Пиаф с Марио приезжали в Америку каждый год. Пиаф был все такой же субтильный подросток, если не разглядывать лицо. Всякий раз они впятером снимали на неделю дом на Кейп-Коде – на океане. Вечерами делали барбекю и пили некрепкое американское пиво. Восьмилетняя Стефани нещадно кокетничала с Марио. Он и вправду был красавец. Все друг друга очень любили.
Алушта сидела на балконе в полотняном глубоком шезлонге и, глядя на эту компанию, думала: а если бы тогда актер не бросил ее, а Ленчик – Пиафа? А если бы они не поехали тогда в Сочи?
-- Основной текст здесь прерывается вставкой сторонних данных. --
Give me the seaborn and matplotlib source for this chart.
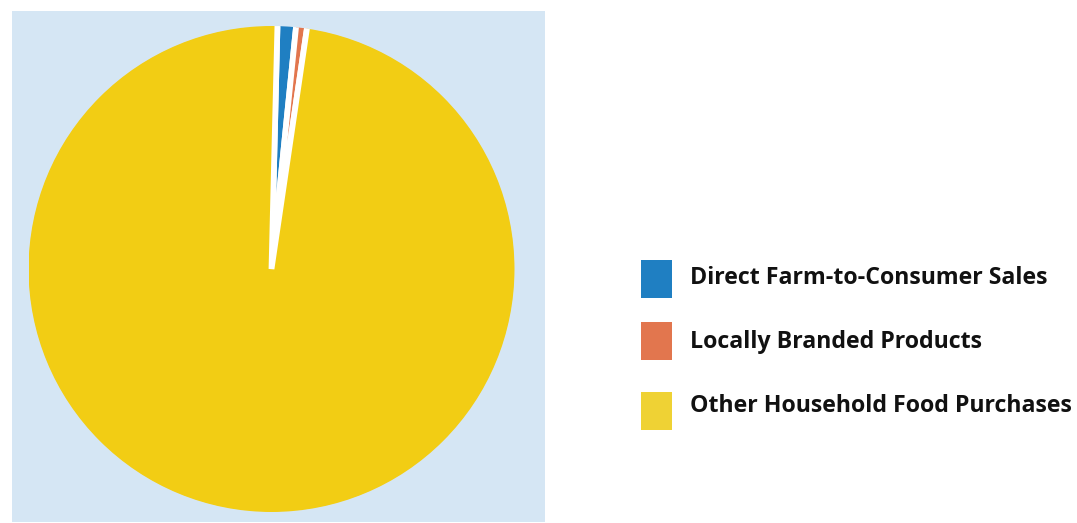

А если бы не пришло приглашение от дальних родственников? Страшно подумать, что бы было, если бы... Ох, если бы да кабы, вздыхала Алушта и улыбалась.
А что касается тряпок, то Алушта почему-то к ним абсолютно остыла. Даже странно. Почему? Может, от такого изобилия?
Машкино счастье
Машка Терентьева – ее еще называли «Машка-мышь» или «Машка маленькая» – торопилась на дачу – ведь теперь у нее там появился предмет тайного обожания. Соседка-художница.
Художница появилась в их старом дачном поселке не так давно, и как досталась ей старая генеральская полуразрушенная, но все еще необыкновенная дача, никто толком не знал. Когда-то этот дом был, пожалуй, самым примечательным в поселке – двухэтажный, с крохотной круглой мансардой наверху, выкрашенный в белый, такой непрактичный для дачи цвет. Этот величественный белый дворец (кто знал тогда об извращенных вкусах появившихся спустя лет сорок нуворишей?) возвышался над неловкими и убогими домишками поселка, и его первенство никто и не думал оспаривать.
Владелец дома, старый генерал, ходил по участку в поношенных зеленых брюках с лампасами, с носовым платком на голове, завязанным с четырех углов на смешные узелки. Жена его, которую, естественно, называли генеральшей, барыней отнюдь не была и хлопотала днями на участке, окучивая крупную клубнику и лелея кусты разноцветных пионов – от белых до темно-бордовых. Были они бездетны.
Сначала ушел генерал, а следом, спустя полгода, – его тишайшая жена. Многие годы на дачу никто не приезжал. Дом ветшал, зарастали бурьяном грядки с сортовой клубникой, и вырождались красавцы пионы. На генеральскую дачу многие клали глаз, но найти концы не удавалось никому – близких родственников у генерала не оказалось. И все вздыхали, проходя мимо некогда роскошной дачи, и качали головами: дескать, вот добро-то пропадает. А другим людям век ютиться в маленьких, хлипких домишках с сильно разросшимися семьями.